Mawhinney told the AFR financial services companies like AMP had a bigger task ahead of themselves than other institutions to recover customer trust following the royal commission.
The Commentariat
The Australian’s senior banking reporter Joyce Moullakis discusses the balancing act facing banks on executive pay. She argues NAB and AMP “have a lot of work to do” to create executive pay structures for their executives that will appease regulators and keep investors at bay.
“Pay frameworks, which the royal commission showed are explicitly a driver of behaviour, will again be a hot-button issue in the latter half of 2019.”
SMH’s Elizabeth Knight says AMP’s “shiny new” image isn’t fooling anyone.

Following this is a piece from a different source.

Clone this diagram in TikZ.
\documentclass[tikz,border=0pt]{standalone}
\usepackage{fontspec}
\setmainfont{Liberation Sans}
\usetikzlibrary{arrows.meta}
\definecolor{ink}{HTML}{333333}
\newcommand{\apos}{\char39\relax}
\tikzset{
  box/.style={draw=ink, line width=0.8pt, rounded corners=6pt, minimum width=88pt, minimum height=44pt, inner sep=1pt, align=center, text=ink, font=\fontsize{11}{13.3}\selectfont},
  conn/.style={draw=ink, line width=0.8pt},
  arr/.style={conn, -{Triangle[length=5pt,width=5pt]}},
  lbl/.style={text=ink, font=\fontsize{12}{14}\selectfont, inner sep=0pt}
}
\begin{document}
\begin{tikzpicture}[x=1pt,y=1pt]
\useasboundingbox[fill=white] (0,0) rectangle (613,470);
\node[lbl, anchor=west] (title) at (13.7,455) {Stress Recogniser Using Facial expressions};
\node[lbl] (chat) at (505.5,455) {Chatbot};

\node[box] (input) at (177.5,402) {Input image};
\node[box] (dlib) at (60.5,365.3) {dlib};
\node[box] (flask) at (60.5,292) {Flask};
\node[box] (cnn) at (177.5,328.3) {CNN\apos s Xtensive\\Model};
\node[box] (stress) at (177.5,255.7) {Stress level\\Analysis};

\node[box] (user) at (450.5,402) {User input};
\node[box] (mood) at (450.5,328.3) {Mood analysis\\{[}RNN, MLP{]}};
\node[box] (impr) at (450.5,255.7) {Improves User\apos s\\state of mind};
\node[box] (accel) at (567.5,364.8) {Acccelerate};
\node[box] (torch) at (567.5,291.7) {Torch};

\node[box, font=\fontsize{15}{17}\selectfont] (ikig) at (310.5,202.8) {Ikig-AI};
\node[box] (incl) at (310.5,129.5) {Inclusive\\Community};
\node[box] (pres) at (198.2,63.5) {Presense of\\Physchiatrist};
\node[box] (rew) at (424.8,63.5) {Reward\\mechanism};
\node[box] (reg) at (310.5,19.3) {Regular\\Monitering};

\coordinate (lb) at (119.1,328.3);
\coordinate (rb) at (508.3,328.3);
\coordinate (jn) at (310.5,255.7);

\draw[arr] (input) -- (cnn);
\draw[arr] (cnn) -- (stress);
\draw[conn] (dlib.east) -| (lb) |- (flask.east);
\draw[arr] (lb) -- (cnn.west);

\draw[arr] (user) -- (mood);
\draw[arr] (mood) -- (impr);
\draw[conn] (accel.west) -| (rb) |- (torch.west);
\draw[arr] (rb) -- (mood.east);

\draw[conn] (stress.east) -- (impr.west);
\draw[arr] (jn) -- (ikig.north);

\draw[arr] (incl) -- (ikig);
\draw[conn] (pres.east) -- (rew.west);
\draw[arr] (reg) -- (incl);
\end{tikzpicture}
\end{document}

She argues changes to management, a new chief executive and better corporate governance will unlikely be enough to win back customers who have lost trust in the brand.
“So tarnished is AMP’s brand reputation from the banking royal commission revelations that rebuilding confidence will be a multi-year process and Thursday’s update demonstrated clearly that it could take some time before the funds flow even stabilises.”
Andrew Thorburn’s NAB is in pretty good shape, Terry McCrann writes in the Herald Sun. McCrann argues ousted CEO Thorburn “owns” the NAB result, saying the bank was in remarkably good shape after a trying period.
“The result reflected the complex interplay and impacts of a series of major traumas — the like of which, apart from the existential shocks of the early 1990s, our banks have never really faced before.”